Different from everything and at once so similar to many things in cruel details. This country easily blows even hard-boiled globetrotters off their feet. And as I wouldn’t want to fall into the flowery language of travel guides: it is certainly not merely because of its cultural and religious diversity, its historical richness or its colourful street picture full of women in shimmering sarees.
It is also – and at first contact for many among us – mostly because for an Occidental mind and senses, the Indian cocktail is no easy thing to bear. At least if you watch it with open eyes and think about the things you see.
Yes it is loud and so chaotic that finding your way through the particular Indian order easily lets an inexperienced Western traveler look somewhat handicapped. Yes it is dirty, with waste lying around everywhere – the dustbin doesn’t seem to enjoy a high popularity around here – and the mix of diverse smells in the air easily makes you dizzy. Yes, there are numerous touts around who try to misguide you or to make money out of you – as we already experienced on our arrival (see post) – and potentially you feel you can’t trust anyone who seems to be nice to you on the street. And yes, you see a lot of poverty, desolation, misery… sick old people languishing on a sidewalk, children with their clothes stiff of dust and mud, playing with oxidated batteries instead of at least a made in China. And no one seems to care.
Seeing this unveiled truth so abruptly right into its face just lets you feel terribly helpless and makes you want to scream out in despair and anger. How can there be any fairness in all this?

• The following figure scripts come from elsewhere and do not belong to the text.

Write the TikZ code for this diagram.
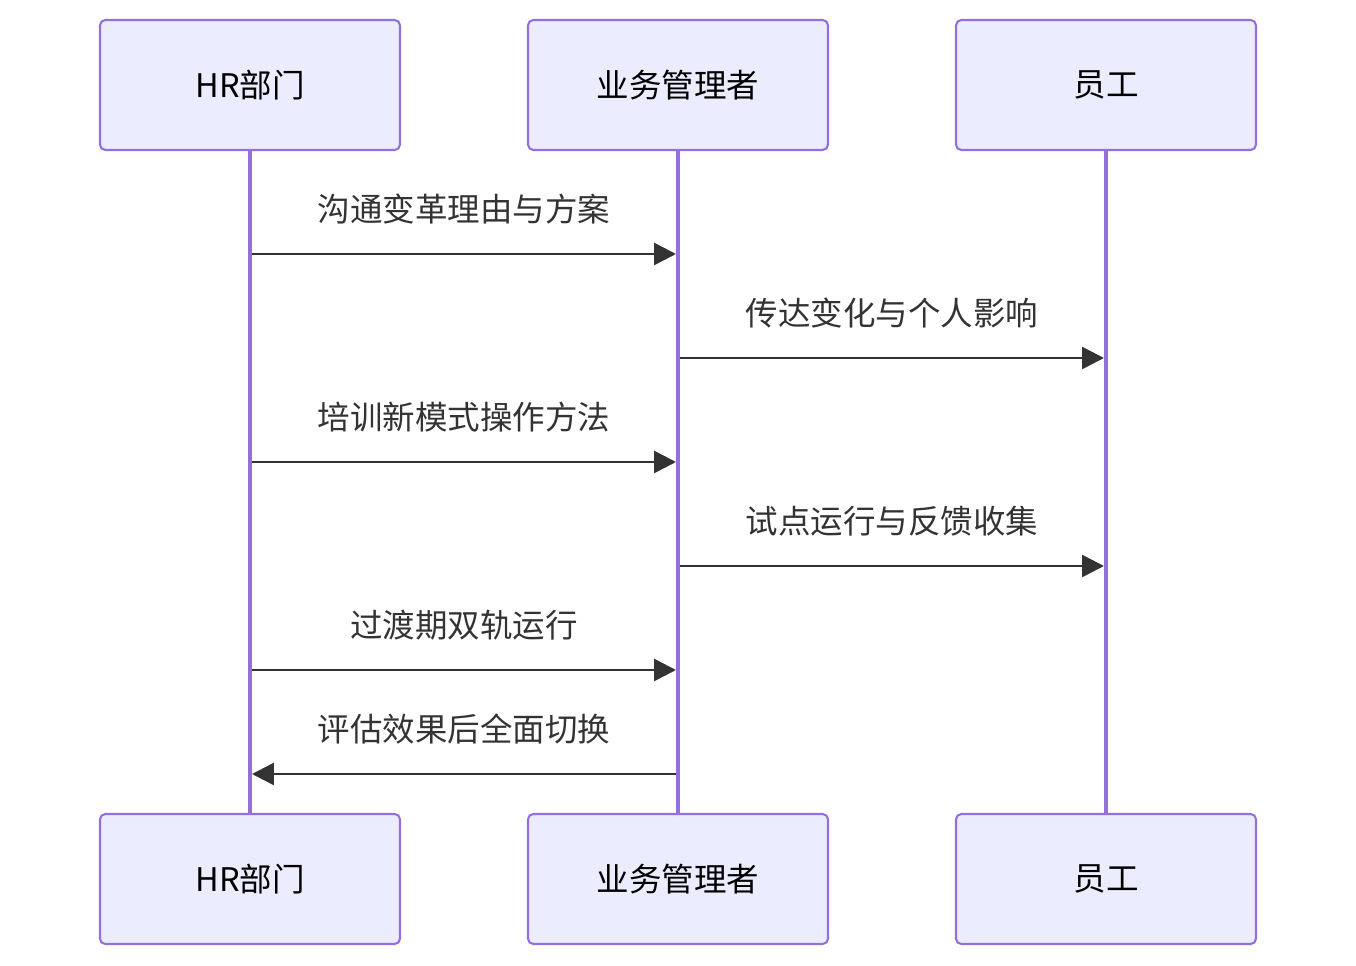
\documentclass[tikz,border=0pt]{standalone}
\usepackage{fontspec}
\setmainfont{Noto Sans CJK SC}
\usetikzlibrary{arrows.meta,positioning}
\definecolor{actorfill}{HTML}{ECECFF}
\definecolor{actorline}{HTML}{9370DB}
\definecolor{msgline}{HTML}{333333}
\tikzset{
  actor/.style={draw=actorline, fill=actorfill, line width=1.2pt, rounded corners=3pt,
    minimum width=6cm, minimum height=2.6cm, font=\fontsize{18.5}{22}\selectfont, text=black},
  lifeline/.style={draw=actorline, line width=2.2pt},
  msg/.style={draw=msgline, line width=1.5pt, -{Triangle[length=0.44cm,width=0.44cm]}},
  msglabel/.style={font=\fontsize{18.5}{22}\selectfont, text=msgline}
}
\begin{document}
\begin{tikzpicture}[x=0.02cm,y=-0.02cm]
    \useasboundingbox (0,0) rectangle (1356,966);
    % Actors, top and bottom
    \node[actor] (hrT) at (250,85) {HR部门};
    \node[actor] (mgT) at (678,85) {业务管理者};
    \node[actor] (emT) at (1106,85) {员工};
    \node[actor] (hrB) at (250,879) {HR部门};
    \node[actor] (mgB) at (678,879) {业务管理者};
    \node[actor] (emB) at (1106,879) {员工};
    % Lifelines
    \draw[lifeline] (hrT.south) -- (hrB.north);
    \draw[lifeline] (mgT.south) -- (mgB.north);
    \draw[lifeline] (emT.south) -- (emB.north);
    % Message end points
    \foreach \y/\n in {254/1,358/2,462/3,566/4,670/5,774/6} {
        \coordinate (hr\n) at (252,\y);
        \coordinate (mgl\n) at (676,\y);
        \coordinate (mgr\n) at (680,\y);
        \coordinate (em\n) at (1104,\y);
    }
    % Messages
    \draw[msg] (hr1) -- (mgl1) node[msglabel, midway, above=0.45cm] (l1) {沟通变革理由与方案};
    \draw[msg] (mgr2) -- (em2) node[msglabel, midway, above=0.45cm] (l2) {传达变化与个人影响};
    \draw[msg] (hr3) -- (mgl3) node[msglabel, midway, above=0.45cm] (l3) {培训新模式操作方法};
    \draw[msg] (mgr4) -- (em4) node[msglabel, midway, above=0.45cm] (l4) {试点运行与反馈收集};
    \draw[msg] (hr5) -- (mgl5) node[msglabel, midway, above=0.45cm] (l5) {过渡期双轨运行};
    \draw[msg] (mgl6) -- (hr6) node[msglabel, midway, above=0.45cm] (l6) {评估效果后全面切换};
\end{tikzpicture}
\end{document}
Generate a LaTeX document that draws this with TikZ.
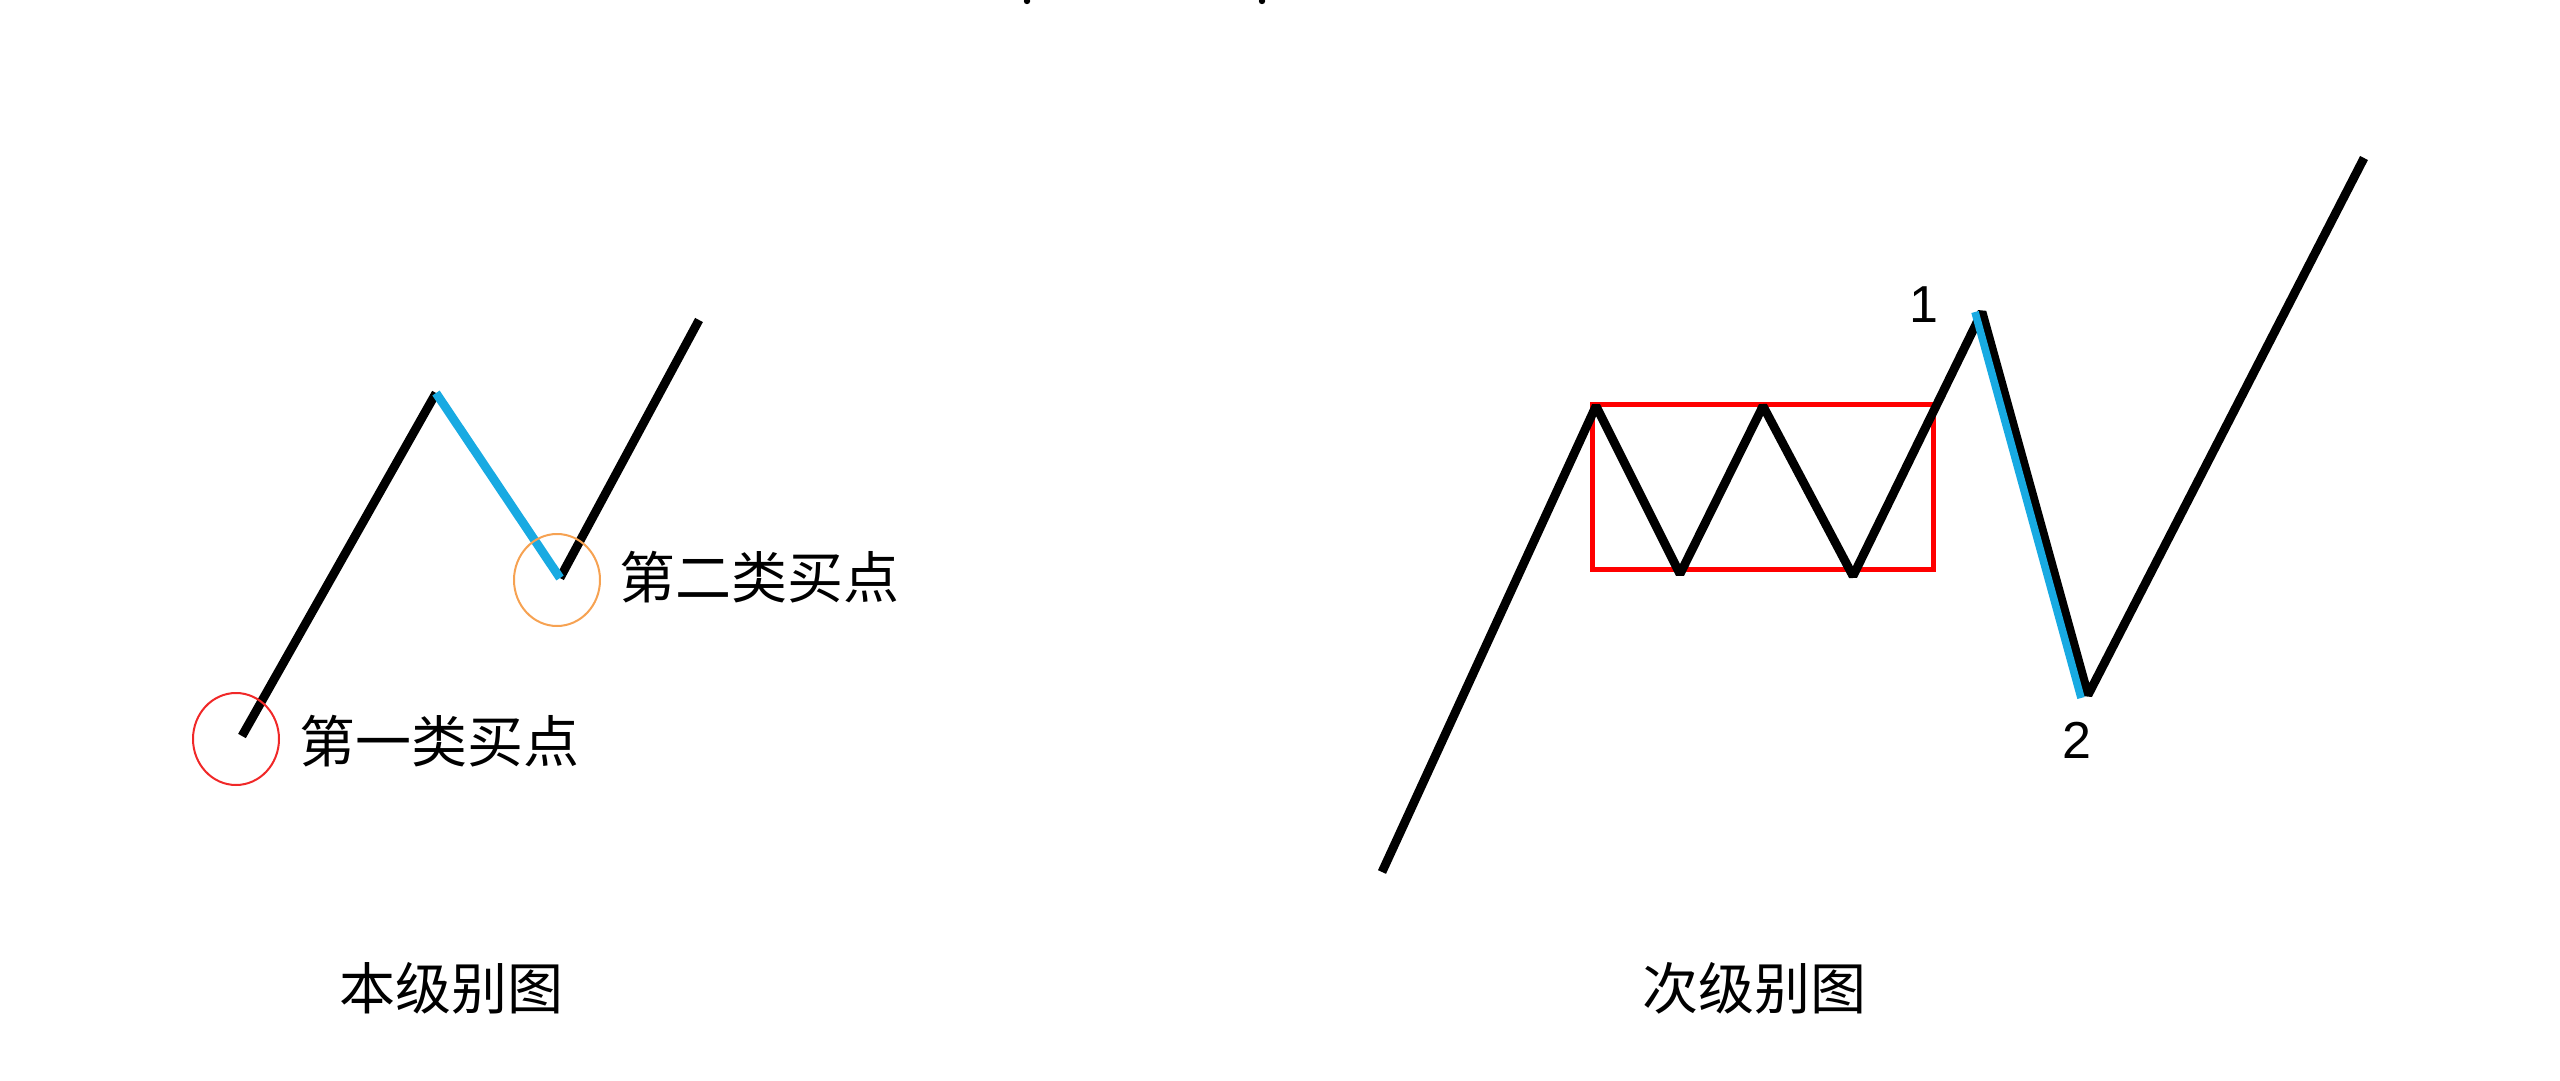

But then behind this disturbing first impression, more and more facets of this country and its people come to the surface, kind and helpful, cultivated and particularly entrepreneurial ones and many of our experiences here reminded me of the introductory phrase of a 2012 documentary by BBC India: ‘Welcome to India. One out of six people in the world lives here. Where you see chaos, we see structures. Where you see waste, we see opportunities. And when you look at us you will be surprised how we make so much out of so few.’
Once you overcome the first cultural shock and start to be enchanted by this crazy mixture that is India – there is definitely something bloody facinating about this place.